### WHAT IS REQUIRED
Go through the records below line by line. Count the lines with "this" and give the count alone.

--- begin ---

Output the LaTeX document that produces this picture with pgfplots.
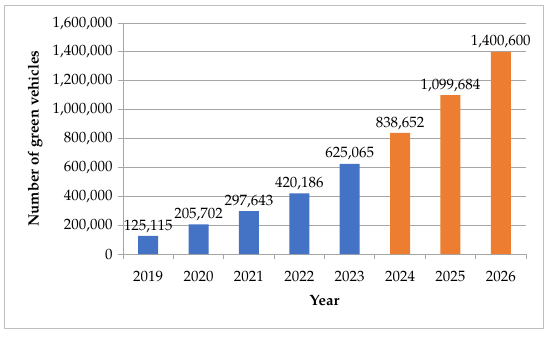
\documentclass[border=0pt]{standalone}
\usepackage{fontspec}
\setmainfont{TeX Gyre Pagella}
\usepackage{pgfplots}
\pgfplotsset{compat=1.18}
\definecolor{cblue}{HTML}{4472C4}
\definecolor{corange}{HTML}{ED7D31}
\definecolor{gridc}{HTML}{A6A6A6}
\definecolor{framec}{HTML}{BFBFBF}
\begin{document}
\begin{tikzpicture}[x=1bp,y=1bp]
\path (0,0) rectangle (550,338);
\draw[framec, line width=0.8bp] (4,10) rectangle (543,333);
\begin{axis}[
  at={(123bp,84bp)}, anchor=south west,
  scale only axis, width=403bp, height=231bp,
  xmin=-0.5, xmax=7.5, ymin=0, ymax=1600000,
  axis x line*=bottom, axis y line*=left,
  axis line style={gridc, line width=0.8bp},
  ybar, bar width=20bp, bar shift=0pt,
  xtick={0,...,7},
  xticklabels={2019,2020,2021,2022,2023,2024,2025,2026},
  major x tick style={draw=none},
  minor xtick={-0.5,0.5,1.5,2.5,3.5,4.5,5.5,6.5,7.5},
  minor tick length=5bp,
  minor x tick style={gridc, line width=0.8bp},
  ytick={0,200000,...,1600000},
  major tick length=5bp,
  major y tick style={gridc, line width=0.8bp},
  tick align=outside,
  ymajorgrids,
  grid style={gridc, line width=0.8bp},
  scaled y ticks=false,
  /pgf/number format/.cd, fixed, 1000 sep={,}, assume math mode=true,
  /pgfplots/.cd,
  ticklabel style={font=\fontsize{15}{17}\selectfont, text=black},
  xticklabel style={yshift=-9bp},
  yticklabel style={xshift=-2bp},
  xlabel={\textbf{Year}},
  ylabel={\textbf{Number of green vehicles}},
  label style={font=\fontsize{15}{17}\selectfont},
  xlabel style={at={(axis description cs:0.5,-0.199)}, anchor=center},
  ylabel style={at={(axis description cs:-0.218,0.5)}, anchor=center, rotate=0},
  nodes near coords,
  nodes near coords style={font=\fontsize{15}{17}\selectfont, text=black,
    /pgf/number format/.cd, fixed, 1000 sep={,}, assume math mode=true},
]
\addplot[fill=cblue, draw=none] coordinates {(0,125115) (1,205702) (2,297643) (3,420186) (4,625065)};
\addplot[fill=corange, draw=none] coordinates {(5,838652) (6,1099684) (7,1400600)};
\end{axis}
\end{tikzpicture}
\end{document}
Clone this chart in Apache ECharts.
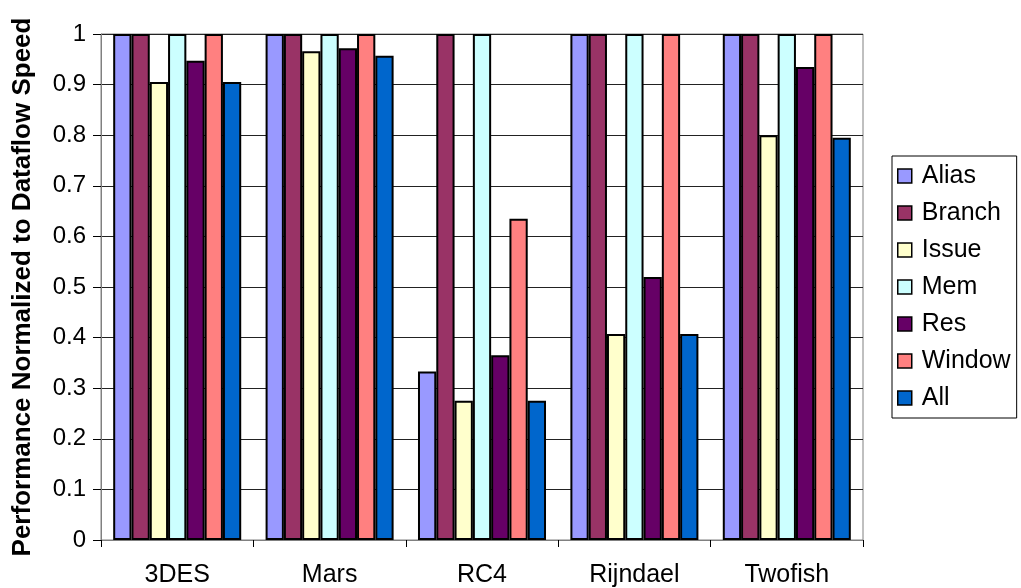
<!DOCTYPE html>
<html><head><meta charset="utf-8">
<script src="https://cdn.jsdelivr.net/npm/echarts@6/dist/echarts.min.js"></script>
<style>html,body{margin:0;padding:0;background:#fff}#c{width:1021px;height:588px}</style>
</head><body><div id="c"></div>
<script>
const categories = ['3DES', 'Mars', 'RC4', 'Rijndael', 'Twofish'];
const seriesNames = ['Alias', 'Branch', 'Issue', 'Mem', 'Res', 'Window', 'All'];
const alias  = [1, 1, 0.333, 1, 1];
const branch = [1, 1, 1, 1, 1];
const issue  = [0.905, 0.966, 0.275, 0.407, 0.8];
const mem    = [1, 1, 1, 1, 1];
const res    = [0.947, 0.972, 0.365, 0.52, 0.935];
const windowV= [1, 1, 0.635, 1, 1];
const all    = [0.905, 0.957, 0.275, 0.407, 0.795];
const colors = ['#9999FF', '#993366', '#FFFFCC', '#CCFFFF', '#660066', '#FF8080', '#0066CC'];
const dataSets = [alias, branch, issue, mem, res, windowV, all];

const FONT = 'Liberation Sans, Arial, sans-serif';
const chart = echarts.init(document.getElementById('c'));
chart.setOption({
  animation: false,
  backgroundColor: '#fff',
  grid: { left: 101, right: 158, top: 34, bottom: 47, show: true, borderColor: '#808080', borderWidth: 1 },
  legend: {
    orient: 'vertical', left: 892, top: 156,
    padding: [7, 6, 7, 5],
    borderColor: '#000', borderWidth: 1,
    itemWidth: 14, itemHeight: 14, itemGap: 11,
    icon: 'rect',
    itemStyle: { borderColor: '#000', borderWidth: 1.5 },
    textStyle: { fontFamily: FONT, fontSize: 25, color: '#000', lineHeight: 26, padding: [0, 0, 0, 5] },
    data: seriesNames
  },
  xAxis: {
    type: 'category', data: categories,
    axisLine: { lineStyle: { color: '#808080' } },
    axisTick: { show: true, length: 7, lineStyle: { color: '#000' } },
    axisLabel: { fontFamily: FONT, fontSize: 25, color: '#000', margin: 23 }
  },
  yAxis: {
    type: 'value', min: 0, max: 1, interval: 0.1,
    name: 'Performance Normalized to Dataflow Speed',
    nameLocation: 'middle', nameGap: 65, nameRotate: 90,
    nameTextStyle: { fontFamily: FONT, fontSize: 26, fontWeight: 'bold', color: '#000' },
    axisLine: { show: true, lineStyle: { color: '#808080' } },
    axisTick: { show: true, length: 8, lineStyle: { color: '#000' } },
    axisLabel: { fontFamily: FONT, fontSize: 24, color: '#000', margin: 15 },
    splitLine: { lineStyle: { color: '#222', width: 1 } }
  },
  series: seriesNames.map((n, i) => ({
    name: n, type: 'bar', data: dataSets[i],
    barGap: '0%', barCategoryGap: '16%',
    itemStyle: { color: colors[i], borderColor: '#000', borderWidth: 2 }
  }))
});
</script></body></html>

--- end ---

### WORKED ANSWER
2